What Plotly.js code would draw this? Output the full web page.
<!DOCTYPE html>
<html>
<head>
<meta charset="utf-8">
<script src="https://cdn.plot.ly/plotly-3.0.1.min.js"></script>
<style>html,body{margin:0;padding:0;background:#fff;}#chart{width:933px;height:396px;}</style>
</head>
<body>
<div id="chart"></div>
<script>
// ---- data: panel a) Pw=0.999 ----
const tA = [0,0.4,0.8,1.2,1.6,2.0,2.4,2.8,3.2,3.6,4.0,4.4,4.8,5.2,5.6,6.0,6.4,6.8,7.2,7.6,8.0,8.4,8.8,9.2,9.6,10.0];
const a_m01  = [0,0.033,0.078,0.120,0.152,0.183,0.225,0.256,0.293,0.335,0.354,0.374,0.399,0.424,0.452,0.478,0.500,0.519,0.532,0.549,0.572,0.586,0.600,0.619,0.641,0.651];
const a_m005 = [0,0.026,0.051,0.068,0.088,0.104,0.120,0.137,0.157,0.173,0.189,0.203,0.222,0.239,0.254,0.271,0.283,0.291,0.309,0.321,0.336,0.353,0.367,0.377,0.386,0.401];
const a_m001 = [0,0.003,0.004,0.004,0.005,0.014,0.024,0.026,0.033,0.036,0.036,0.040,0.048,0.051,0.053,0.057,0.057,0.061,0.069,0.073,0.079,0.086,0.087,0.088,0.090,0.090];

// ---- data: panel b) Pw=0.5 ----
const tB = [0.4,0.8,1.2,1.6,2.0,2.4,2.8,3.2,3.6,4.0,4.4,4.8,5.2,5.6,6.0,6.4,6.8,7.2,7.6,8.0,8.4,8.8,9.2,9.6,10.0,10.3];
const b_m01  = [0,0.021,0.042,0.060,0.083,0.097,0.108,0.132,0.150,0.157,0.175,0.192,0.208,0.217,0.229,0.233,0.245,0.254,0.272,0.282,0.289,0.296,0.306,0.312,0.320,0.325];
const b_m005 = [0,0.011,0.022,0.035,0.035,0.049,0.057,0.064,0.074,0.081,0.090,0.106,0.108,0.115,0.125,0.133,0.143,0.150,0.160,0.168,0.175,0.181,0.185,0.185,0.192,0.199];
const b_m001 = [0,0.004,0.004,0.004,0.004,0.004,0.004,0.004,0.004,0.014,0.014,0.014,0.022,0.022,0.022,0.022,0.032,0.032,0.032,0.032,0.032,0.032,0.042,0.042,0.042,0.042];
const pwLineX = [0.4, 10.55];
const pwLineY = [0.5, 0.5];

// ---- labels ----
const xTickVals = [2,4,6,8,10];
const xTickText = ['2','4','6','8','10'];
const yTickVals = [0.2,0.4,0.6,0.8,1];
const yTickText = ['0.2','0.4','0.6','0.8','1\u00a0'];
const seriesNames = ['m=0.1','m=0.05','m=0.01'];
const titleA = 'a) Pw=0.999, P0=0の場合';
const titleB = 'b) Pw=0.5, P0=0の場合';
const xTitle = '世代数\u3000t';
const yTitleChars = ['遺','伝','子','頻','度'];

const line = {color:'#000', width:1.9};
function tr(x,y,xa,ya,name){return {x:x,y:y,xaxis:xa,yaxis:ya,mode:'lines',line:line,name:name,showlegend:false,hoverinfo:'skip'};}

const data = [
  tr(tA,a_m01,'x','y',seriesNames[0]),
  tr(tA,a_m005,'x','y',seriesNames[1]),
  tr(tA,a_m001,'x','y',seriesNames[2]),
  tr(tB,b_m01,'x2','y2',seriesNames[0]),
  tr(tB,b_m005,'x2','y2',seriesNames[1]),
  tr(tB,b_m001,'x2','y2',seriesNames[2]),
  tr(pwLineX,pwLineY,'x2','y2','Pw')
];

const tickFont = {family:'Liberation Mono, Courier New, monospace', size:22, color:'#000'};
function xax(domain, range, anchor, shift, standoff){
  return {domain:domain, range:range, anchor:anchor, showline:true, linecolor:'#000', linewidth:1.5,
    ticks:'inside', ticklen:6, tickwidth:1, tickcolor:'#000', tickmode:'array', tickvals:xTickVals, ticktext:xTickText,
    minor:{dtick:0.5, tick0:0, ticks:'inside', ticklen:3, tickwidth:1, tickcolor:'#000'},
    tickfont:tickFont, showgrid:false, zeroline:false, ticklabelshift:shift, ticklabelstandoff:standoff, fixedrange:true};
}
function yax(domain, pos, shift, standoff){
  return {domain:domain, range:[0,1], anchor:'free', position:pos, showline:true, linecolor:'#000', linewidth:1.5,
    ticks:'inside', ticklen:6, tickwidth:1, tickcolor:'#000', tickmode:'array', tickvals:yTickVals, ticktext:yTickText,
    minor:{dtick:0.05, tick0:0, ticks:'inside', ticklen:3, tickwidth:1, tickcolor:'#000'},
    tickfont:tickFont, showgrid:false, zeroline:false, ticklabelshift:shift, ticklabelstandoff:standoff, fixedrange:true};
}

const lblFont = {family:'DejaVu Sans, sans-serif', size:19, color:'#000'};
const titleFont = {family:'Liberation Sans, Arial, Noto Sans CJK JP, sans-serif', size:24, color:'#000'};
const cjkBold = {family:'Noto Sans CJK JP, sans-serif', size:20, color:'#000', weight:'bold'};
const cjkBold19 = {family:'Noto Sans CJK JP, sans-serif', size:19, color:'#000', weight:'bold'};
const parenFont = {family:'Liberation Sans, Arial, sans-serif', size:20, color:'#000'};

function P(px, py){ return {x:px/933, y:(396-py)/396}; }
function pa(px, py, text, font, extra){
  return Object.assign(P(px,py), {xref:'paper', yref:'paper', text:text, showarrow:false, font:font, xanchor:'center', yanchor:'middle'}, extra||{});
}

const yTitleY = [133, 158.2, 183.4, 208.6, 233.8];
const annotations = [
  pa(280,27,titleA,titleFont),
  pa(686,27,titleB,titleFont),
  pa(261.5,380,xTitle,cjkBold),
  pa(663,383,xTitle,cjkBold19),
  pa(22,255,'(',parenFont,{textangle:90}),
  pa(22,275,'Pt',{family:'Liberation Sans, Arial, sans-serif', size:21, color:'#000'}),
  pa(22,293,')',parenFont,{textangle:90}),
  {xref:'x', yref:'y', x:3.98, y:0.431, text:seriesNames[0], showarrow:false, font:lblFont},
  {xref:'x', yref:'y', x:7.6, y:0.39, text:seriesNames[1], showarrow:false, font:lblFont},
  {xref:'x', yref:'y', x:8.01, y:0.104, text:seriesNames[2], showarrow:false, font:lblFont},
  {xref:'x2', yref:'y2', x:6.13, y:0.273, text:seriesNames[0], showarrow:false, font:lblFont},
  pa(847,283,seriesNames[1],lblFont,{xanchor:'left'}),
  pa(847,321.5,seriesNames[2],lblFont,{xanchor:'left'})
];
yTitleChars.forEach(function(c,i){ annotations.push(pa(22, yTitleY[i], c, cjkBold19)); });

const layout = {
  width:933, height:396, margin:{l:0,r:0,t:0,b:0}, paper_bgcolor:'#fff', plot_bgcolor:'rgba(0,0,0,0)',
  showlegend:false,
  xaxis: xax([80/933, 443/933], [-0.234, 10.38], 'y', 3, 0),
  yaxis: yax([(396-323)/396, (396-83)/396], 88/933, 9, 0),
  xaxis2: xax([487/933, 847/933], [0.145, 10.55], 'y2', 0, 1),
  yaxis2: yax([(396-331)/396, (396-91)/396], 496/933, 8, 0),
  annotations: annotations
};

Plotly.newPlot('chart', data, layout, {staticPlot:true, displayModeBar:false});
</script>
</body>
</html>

--

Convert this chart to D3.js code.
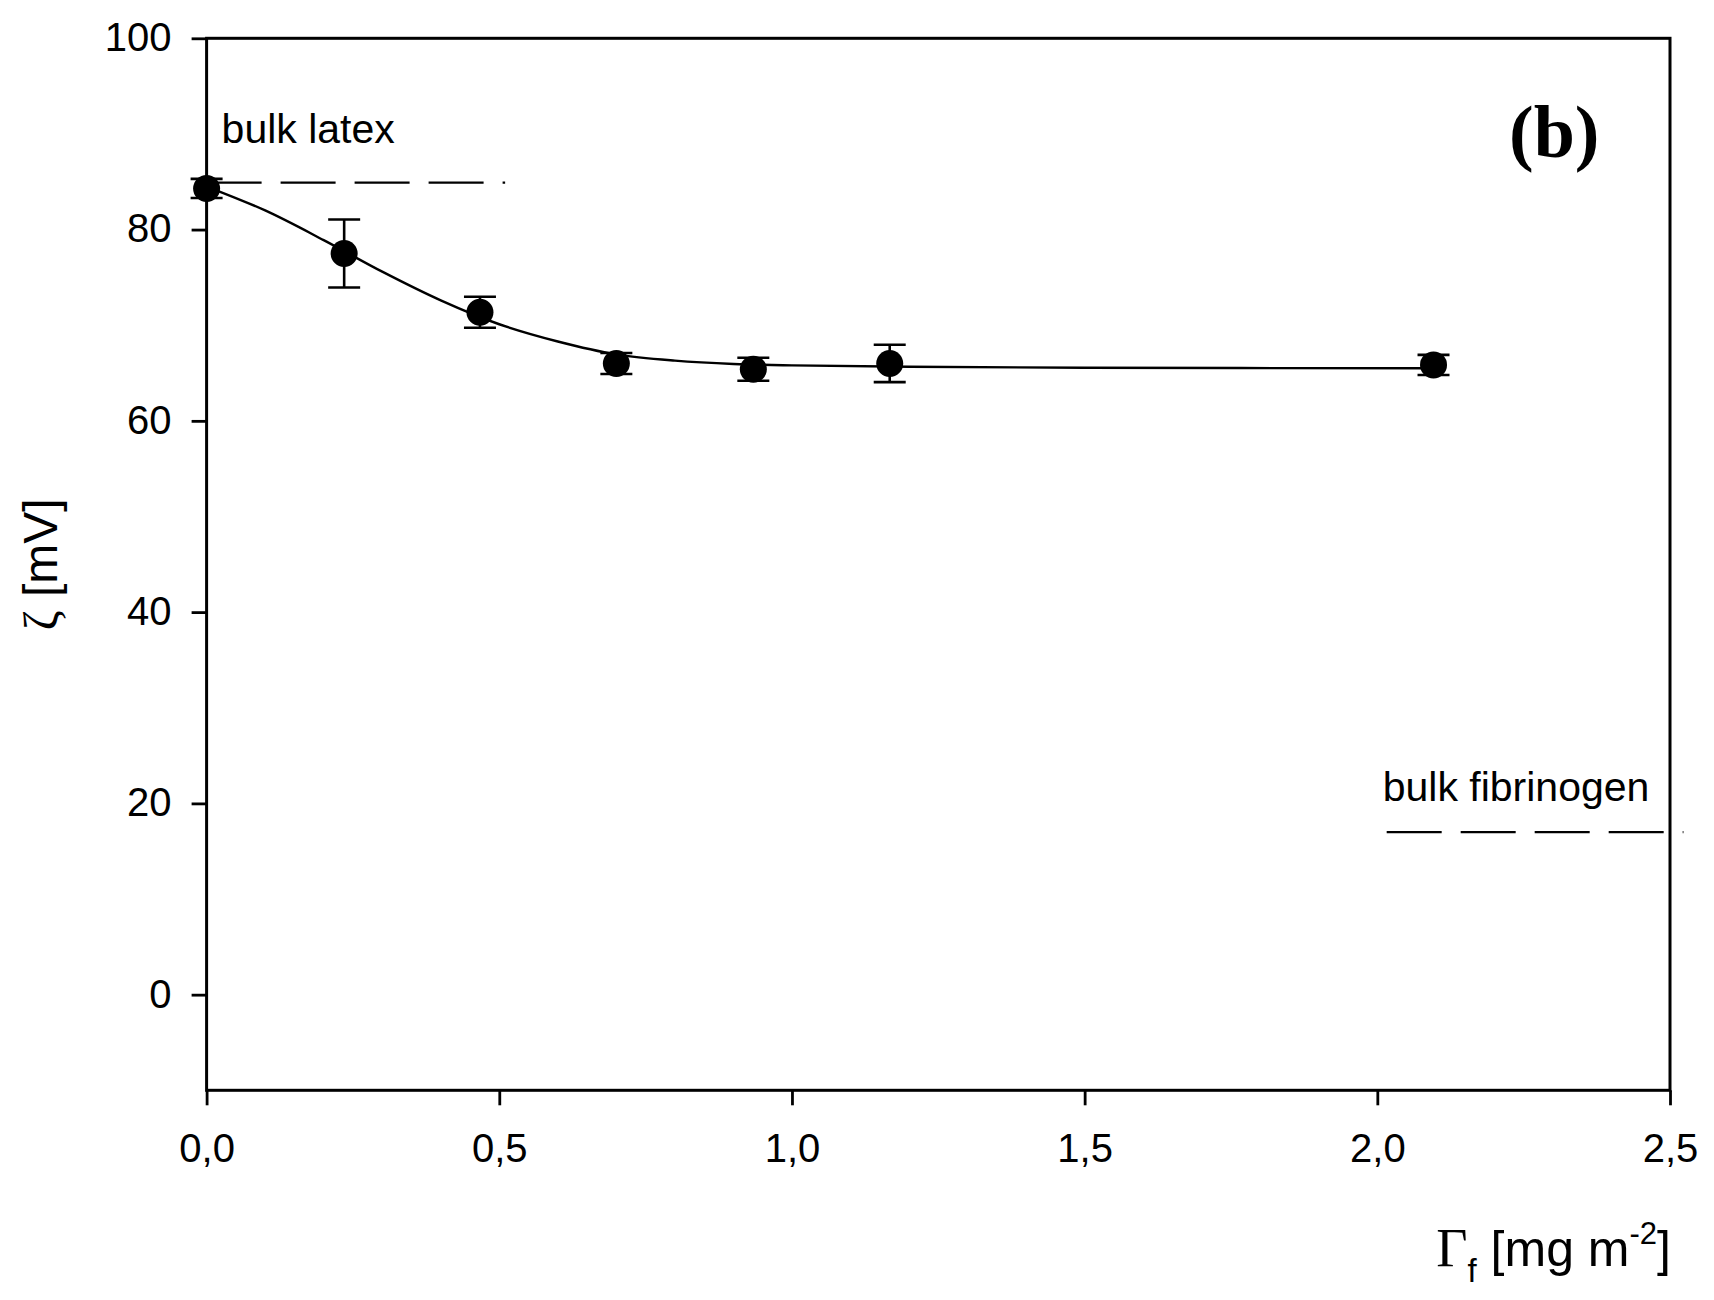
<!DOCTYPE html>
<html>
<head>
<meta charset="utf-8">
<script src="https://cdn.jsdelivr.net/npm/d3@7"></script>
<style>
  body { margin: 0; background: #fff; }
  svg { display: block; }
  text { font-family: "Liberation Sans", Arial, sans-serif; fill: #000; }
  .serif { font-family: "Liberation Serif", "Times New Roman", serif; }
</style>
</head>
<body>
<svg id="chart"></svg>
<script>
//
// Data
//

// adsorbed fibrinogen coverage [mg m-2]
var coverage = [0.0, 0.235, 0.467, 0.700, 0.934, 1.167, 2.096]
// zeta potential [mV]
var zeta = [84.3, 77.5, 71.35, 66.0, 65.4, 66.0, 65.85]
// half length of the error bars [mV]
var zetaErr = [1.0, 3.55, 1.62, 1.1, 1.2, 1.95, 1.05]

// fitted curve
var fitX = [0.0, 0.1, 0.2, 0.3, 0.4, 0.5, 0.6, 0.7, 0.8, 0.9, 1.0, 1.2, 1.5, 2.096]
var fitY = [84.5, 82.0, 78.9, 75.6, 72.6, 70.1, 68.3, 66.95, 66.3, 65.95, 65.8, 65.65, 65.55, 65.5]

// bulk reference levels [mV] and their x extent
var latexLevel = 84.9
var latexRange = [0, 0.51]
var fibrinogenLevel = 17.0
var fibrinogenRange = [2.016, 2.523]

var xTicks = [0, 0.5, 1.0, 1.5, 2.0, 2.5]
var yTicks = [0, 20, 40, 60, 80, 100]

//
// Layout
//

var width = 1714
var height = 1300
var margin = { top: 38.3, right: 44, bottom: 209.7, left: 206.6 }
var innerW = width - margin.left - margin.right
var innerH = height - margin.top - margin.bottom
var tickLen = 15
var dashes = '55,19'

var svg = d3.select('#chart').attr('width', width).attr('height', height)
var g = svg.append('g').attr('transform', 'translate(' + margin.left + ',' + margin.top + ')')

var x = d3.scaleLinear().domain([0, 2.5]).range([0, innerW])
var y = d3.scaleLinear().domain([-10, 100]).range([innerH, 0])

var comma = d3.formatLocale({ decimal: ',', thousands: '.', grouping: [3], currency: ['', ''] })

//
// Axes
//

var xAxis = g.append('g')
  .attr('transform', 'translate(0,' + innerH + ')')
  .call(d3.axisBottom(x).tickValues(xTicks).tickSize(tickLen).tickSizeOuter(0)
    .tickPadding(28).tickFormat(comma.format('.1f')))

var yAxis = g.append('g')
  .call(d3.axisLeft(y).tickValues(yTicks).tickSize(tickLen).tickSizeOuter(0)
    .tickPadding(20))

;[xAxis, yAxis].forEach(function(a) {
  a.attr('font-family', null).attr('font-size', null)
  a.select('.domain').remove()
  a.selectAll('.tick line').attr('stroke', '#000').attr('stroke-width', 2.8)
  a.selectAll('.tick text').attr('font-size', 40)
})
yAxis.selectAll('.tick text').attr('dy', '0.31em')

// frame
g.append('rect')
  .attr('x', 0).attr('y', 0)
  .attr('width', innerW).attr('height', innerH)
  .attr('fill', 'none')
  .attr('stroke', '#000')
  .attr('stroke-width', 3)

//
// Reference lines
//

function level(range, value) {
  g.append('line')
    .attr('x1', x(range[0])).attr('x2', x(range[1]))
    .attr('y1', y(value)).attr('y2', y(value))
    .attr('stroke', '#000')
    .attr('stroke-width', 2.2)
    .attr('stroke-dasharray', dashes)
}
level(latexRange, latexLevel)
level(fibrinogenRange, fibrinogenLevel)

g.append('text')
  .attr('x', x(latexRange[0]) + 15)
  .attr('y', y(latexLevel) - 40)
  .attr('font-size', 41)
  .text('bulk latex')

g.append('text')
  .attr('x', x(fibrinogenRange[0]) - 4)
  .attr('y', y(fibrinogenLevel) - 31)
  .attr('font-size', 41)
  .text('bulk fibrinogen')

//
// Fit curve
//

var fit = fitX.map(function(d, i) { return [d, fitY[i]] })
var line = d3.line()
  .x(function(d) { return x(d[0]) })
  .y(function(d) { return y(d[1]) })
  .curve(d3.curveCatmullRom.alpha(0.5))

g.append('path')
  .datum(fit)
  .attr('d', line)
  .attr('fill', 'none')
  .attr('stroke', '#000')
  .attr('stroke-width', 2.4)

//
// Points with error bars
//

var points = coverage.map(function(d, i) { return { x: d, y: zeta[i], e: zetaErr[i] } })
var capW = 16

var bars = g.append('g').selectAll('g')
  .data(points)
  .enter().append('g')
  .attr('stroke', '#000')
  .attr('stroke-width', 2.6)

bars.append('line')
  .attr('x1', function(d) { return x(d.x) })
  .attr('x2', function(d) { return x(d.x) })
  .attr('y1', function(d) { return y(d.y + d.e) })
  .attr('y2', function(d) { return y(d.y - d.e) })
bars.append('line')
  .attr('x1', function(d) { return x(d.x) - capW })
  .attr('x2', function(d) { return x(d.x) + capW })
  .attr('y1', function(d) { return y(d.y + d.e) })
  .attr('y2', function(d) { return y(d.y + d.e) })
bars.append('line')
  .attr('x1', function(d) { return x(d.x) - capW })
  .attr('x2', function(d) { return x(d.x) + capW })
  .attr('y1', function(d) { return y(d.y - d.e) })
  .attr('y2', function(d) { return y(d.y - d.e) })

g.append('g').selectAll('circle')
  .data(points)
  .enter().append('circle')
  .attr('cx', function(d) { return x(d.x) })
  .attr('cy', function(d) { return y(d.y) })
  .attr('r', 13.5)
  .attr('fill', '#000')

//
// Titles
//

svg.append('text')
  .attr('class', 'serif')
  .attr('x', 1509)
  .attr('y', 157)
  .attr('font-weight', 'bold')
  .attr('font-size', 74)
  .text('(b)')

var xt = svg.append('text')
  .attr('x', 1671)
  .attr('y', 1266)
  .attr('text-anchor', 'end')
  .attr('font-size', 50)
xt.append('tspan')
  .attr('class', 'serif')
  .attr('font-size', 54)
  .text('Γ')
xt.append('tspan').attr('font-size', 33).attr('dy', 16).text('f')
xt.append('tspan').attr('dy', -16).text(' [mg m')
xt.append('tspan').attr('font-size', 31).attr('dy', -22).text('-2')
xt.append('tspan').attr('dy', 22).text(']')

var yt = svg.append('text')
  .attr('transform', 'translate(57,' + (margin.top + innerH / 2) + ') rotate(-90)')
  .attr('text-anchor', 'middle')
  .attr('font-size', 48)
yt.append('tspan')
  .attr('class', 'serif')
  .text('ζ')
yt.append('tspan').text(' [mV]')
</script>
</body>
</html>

Exercise requirements →
Above are some records; extract exactly the lines from the one containing "Convert this chart to D3.js code." through the one containing "var g = svg.append('g').attr('transform', 'translate('" and drop the pictures.

Exercise response →
Convert this chart to D3.js code.
<!DOCTYPE html>
<html>
<head>
<meta charset="utf-8">
<script src="https://cdn.jsdelivr.net/npm/d3@7"></script>
<style>
  body { margin: 0; background: #fff; }
  svg { display: block; }
  text { font-family: "Liberation Sans", Arial, sans-serif; fill: #000; }
  .serif { font-family: "Liberation Serif", "Times New Roman", serif; }
</style>
</head>
<body>
<svg id="chart"></svg>
<script>
//
// Data
//

// adsorbed fibrinogen coverage [mg m-2]
var coverage = [0.0, 0.235, 0.467, 0.700, 0.934, 1.167, 2.096]
// zeta potential [mV]
var zeta = [84.3, 77.5, 71.35, 66.0, 65.4, 66.0, 65.85]
// half length of the error bars [mV]
var zetaErr = [1.0, 3.55, 1.62, 1.1, 1.2, 1.95, 1.05]

// fitted curve
var fitX = [0.0, 0.1, 0.2, 0.3, 0.4, 0.5, 0.6, 0.7, 0.8, 0.9, 1.0, 1.2, 1.5, 2.096]
var fitY = [84.5, 82.0, 78.9, 75.6, 72.6, 70.1, 68.3, 66.95, 66.3, 65.95, 65.8, 65.65, 65.55, 65.5]

// bulk reference levels [mV] and their x extent
var latexLevel = 84.9
var latexRange = [0, 0.51]
var fibrinogenLevel = 17.0
var fibrinogenRange = [2.016, 2.523]

var xTicks = [0, 0.5, 1.0, 1.5, 2.0, 2.5]
var yTicks = [0, 20, 40, 60, 80, 100]

//
// Layout
//

var width = 1714
var height = 1300
var margin = { top: 38.3, right: 44, bottom: 209.7, left: 206.6 }
var innerW = width - margin.left - margin.right
var innerH = height - margin.top - margin.bottom
var tickLen = 15
var dashes = '55,19'

var svg = d3.select('#chart').attr('width', width).attr('height', height)
var g = svg.append('g').attr('transform', 'translate(' + margin.left + ',' + margin.top + ')')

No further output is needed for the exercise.